14 Ways of Looking at a Blackshirt




Eco, Umberto. “Eternal Fascism: Fourteen Ways of Looking at a Blackshirt.” The New York Review of Books (June 22, 1995).
Umberto Eco acknowledges that many of the below traits are contradictory and representative of other kinds of despotism, nevertheless he feels it is possible to outline the qualities of an “Ur-Fascism”.
1.      The cult of tradition. “Truth already has been spelled out once and for all, and we can only keep interpreting its obscure message.”

2.      Rejection of modernism. “the Enlightenment, the Age of Reason, is seen as the beginning of modern depravity. In this sense Ur-Fascism can be defined as irrationalism.”

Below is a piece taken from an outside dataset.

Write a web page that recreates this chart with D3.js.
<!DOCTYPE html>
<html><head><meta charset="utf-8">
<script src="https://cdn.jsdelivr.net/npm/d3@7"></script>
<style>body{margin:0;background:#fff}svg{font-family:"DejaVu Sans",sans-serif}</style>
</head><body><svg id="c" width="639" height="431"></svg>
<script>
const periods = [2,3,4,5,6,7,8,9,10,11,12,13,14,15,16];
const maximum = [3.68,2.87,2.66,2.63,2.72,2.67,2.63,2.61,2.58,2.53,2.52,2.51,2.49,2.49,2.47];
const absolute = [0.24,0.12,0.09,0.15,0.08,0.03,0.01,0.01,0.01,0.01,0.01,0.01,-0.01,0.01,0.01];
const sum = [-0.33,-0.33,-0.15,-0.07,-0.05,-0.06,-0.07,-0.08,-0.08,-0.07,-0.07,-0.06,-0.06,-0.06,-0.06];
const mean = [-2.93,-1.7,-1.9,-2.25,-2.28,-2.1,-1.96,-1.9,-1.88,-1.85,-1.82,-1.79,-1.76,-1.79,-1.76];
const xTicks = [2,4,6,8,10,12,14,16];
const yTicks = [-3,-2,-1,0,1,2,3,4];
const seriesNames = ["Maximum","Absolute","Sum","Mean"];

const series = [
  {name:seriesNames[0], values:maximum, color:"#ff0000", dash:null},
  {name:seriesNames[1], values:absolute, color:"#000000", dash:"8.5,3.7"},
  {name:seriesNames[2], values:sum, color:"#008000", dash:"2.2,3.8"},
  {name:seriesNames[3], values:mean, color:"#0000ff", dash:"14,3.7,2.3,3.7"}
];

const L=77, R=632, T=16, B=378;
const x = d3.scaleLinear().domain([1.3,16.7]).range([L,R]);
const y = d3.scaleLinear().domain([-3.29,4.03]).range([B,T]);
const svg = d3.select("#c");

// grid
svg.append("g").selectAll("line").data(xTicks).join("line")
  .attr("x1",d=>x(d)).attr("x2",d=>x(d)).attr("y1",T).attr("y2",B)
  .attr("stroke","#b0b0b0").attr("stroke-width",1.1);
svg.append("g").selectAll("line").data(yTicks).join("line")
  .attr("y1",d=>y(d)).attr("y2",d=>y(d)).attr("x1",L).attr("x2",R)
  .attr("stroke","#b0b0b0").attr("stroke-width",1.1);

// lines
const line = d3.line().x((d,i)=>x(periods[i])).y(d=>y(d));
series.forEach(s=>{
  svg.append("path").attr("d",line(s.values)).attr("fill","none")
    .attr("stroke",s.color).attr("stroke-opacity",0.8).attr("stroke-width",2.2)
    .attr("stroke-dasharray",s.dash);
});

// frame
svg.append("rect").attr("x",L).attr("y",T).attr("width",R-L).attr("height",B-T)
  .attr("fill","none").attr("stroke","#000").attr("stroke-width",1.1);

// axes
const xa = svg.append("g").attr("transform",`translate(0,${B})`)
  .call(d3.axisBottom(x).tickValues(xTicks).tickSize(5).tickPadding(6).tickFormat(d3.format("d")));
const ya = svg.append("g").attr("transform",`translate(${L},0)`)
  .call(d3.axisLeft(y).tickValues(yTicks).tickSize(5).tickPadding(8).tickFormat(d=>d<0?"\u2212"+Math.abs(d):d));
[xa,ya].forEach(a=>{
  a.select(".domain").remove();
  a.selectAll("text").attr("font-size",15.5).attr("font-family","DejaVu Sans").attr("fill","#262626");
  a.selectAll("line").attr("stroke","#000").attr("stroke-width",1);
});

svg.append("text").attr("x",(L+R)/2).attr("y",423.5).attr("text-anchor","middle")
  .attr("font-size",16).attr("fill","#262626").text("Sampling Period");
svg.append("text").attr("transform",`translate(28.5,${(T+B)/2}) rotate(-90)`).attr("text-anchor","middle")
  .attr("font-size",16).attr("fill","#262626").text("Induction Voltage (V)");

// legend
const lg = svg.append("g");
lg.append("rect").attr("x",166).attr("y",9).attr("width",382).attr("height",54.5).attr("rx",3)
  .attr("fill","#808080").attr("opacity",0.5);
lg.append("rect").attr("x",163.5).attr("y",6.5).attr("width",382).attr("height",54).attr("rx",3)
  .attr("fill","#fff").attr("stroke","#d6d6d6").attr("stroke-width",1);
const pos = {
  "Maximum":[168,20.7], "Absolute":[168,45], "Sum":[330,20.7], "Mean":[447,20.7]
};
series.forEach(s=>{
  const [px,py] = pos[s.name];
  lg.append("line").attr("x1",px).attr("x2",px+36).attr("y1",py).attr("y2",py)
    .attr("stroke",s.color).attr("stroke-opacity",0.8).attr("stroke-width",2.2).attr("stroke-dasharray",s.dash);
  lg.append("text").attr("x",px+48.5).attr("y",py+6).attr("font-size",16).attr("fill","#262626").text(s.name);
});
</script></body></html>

3.      Action for action’s sake. “Action being beautiful in itself, it must be taken before, or without, reflection. Thinking is a form of emasculation.”

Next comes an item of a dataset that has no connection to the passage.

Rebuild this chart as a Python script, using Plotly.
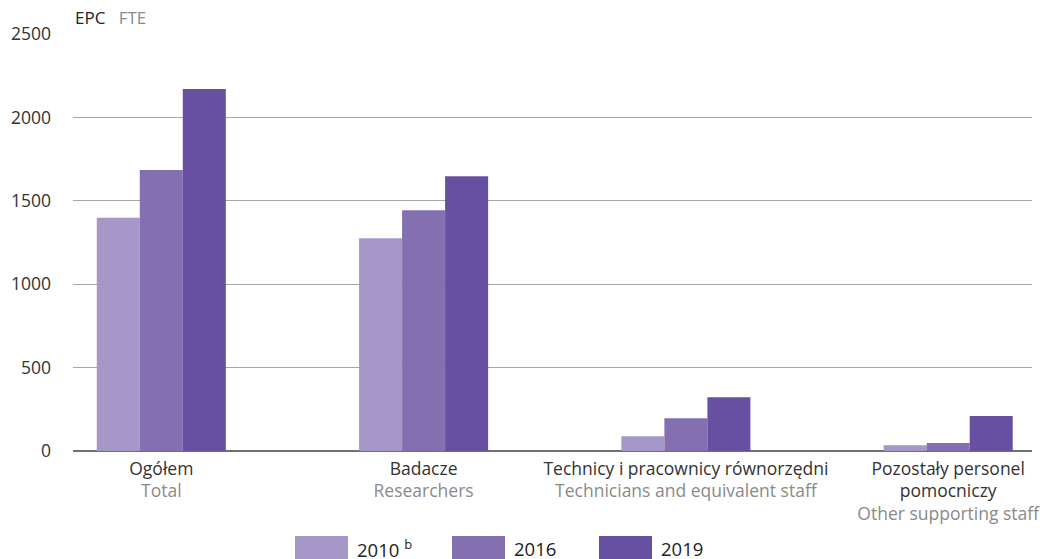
import plotly.graph_objects as go

categories_pl = ["Ogółem", "Badacze", "Technicy i pracownicy równorzędni", "Pozostały personel<br>pomocniczy"]
categories_en = ["Total", "Researchers", "Technicians and equivalent staff", "Other supporting staff"]
years = ["2010", "2016", "2019"]
legend_labels = ["2010 <sup>b</sup>", "2016", "2019"]
v2010 = [1398, 1275, 88, 34]
v2016 = [1684, 1443, 196, 48]
v2019 = [2170, 1647, 322, 210]
colors = ["#A597C8", "#8470B0", "#6750A1"]
y_ticks = [0, 500, 1000, 1500, 2000, 2500]

FONT = "Open Sans"
xpos = list(range(len(categories_pl)))
ticktext = [f"<span style='color:#333333'>{p}</span><br><span style='color:#8a8a8a'>{e}</span>"
            for p, e in zip(categories_pl, categories_en)]

fig = go.Figure()
for vals, c, y in zip([v2010, v2016, v2019], colors, years):
    fig.add_trace(go.Bar(x=xpos, y=vals, name=y, marker=dict(color=c, line=dict(width=0)),
                         showlegend=False))

fig.update_layout(
    width=1042, height=559,
    margin=dict(l=73, r=10, t=34, b=108, autoexpand=False),
    plot_bgcolor="white", paper_bgcolor="white",
    barmode="group", bargap=0.508, bargroupgap=0,
    font=dict(family=FONT, size=17.5, color="#333333"),
    xaxis=dict(range=[-0.3366, 3.3195], tickmode="array", tickvals=xpos, ticktext=ticktext,
               showgrid=False, zeroline=False, showline=False, ticks="", automargin=False,
               ticklabelstandoff=5, tickfont=dict(family=FONT, size=17.5)),
    yaxis=dict(range=[0, 2500], tickmode="array", tickvals=y_ticks, automargin=False,
               showgrid=True, gridcolor="#a6a6a6", gridwidth=1.3,
               zeroline=True, zerolinecolor="#707070", zerolinewidth=2,
               showline=False, ticks="", ticklabelstandoff=21,
               tickfont=dict(family=FONT, size=17.5, color="#333333")),
)

fig.add_annotation(xref="paper", yref="paper", x=0.0, y=1.0, xanchor="left", yanchor="middle",
                   yshift=17, text="EPC <span style='color:#8a8a8a'>  FTE</span>", showarrow=False,
                   font=dict(family=FONT, size=17, color="#222222"))

# legend drawn manually with wide swatches
sw_x = [295, 452, 599]
for x0, c, lab in zip(sw_x, colors, legend_labels):
    fig.add_shape(type="rect", xref="paper", yref="paper",
                  x0=(x0 - 73) / 959, x1=(x0 + 53 - 73) / 959,
                  y0=(451 - 561) / 417, y1=(451 - 536) / 417,
                  fillcolor=c, line=dict(width=0))
    fig.add_annotation(xref="paper", yref="paper", x=(x0 + 60 - 73) / 959, y=(451 - 548) / 417,
                       xanchor="left", yanchor="middle", text=lab, showarrow=False,
                       font=dict(family=FONT, size=18.5, color="#222222"))

fig.write_html("out.html", post_script="document.body.style.margin='0';",
               config={"displayModeBar": False})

4.      Disagreement is treason. “The critical spirit makes distinctions, and to distinguish is a sign of modernism.”
5.      Fear of difference. “The first appeal of a fascist movement is an appeal against the intruders.”

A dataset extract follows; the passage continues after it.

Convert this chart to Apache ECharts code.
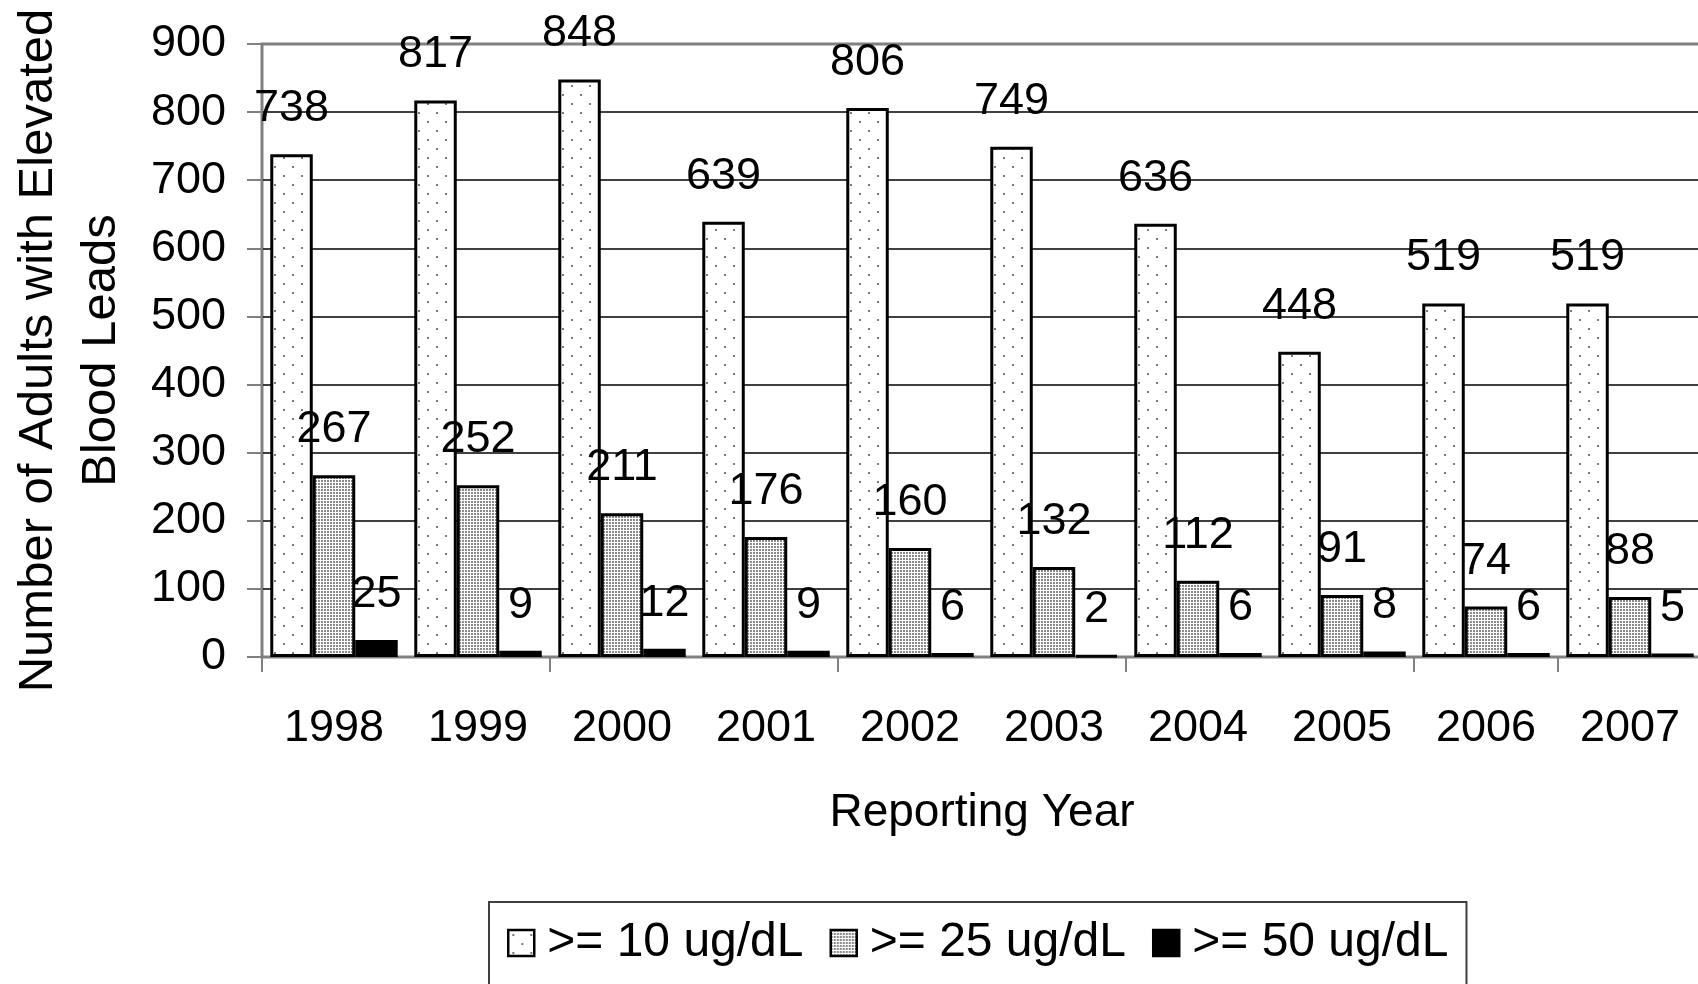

6.      Appeal to a frustrated middle class. “In our time, when the old proletarians are becoming petty bourgeois and the lumpen are largely excluded from the political scene, the fascism of tomorrow will find its audience in this new majority.”
7.      Obsession with a plot. “The followers must feel besieged.”
8.      Followers feel humiliated by the ostentatious wealth and force of their enemies. “However, the followers of Ur-Fascism must also be convinced that they can overwhelm the enemies. Thus by a continuous shifting of rhetorical focus, the enemies are at the same time too strong and too weak.”
9.      Life is permanent warfare. “For Ur-Fascism there is no struggle for life but, rather, life is lived for struggle. Thus pacifism is trafficking with the enemy.”
10.  Contempt for the weak. “The Leader, knowing that his power was not delegated to him democratically but was conquered by force, also knows that his force is based upon the weakness of the masses; they are so weak as to need and deserve a ruler.”
11.  Everybody is educated to become a hero. “The Ur-Fascist hero craves heroic death, advertised as the best reward for a heroic life. The Ur-Fascist hero is impatient to die.”
12.  The Ur-Fascist transfers his will to power to sexual matters. “Since even sex is a difficult game to play, the Ur-Fascist hero tends to play with weapons — doing so becomes an ersatz phallic exercise.”
13.  Selective populism. “Because of its qualitative populism, Ur-Fascism must be against rotten parliamentary governments. Wherever a politician casts doubt on the legitimacy of a parliament because it no longer represents the Voice of the People, we can smell Ur-Fascism.”
14.  Ur-Fascism speaks Newspeak. “All the Nazi or Fascist schoolbooks made use of an impoverished vocabulary, and an elementary syntax, in order to limit the instruments for complex and critical reasoning.”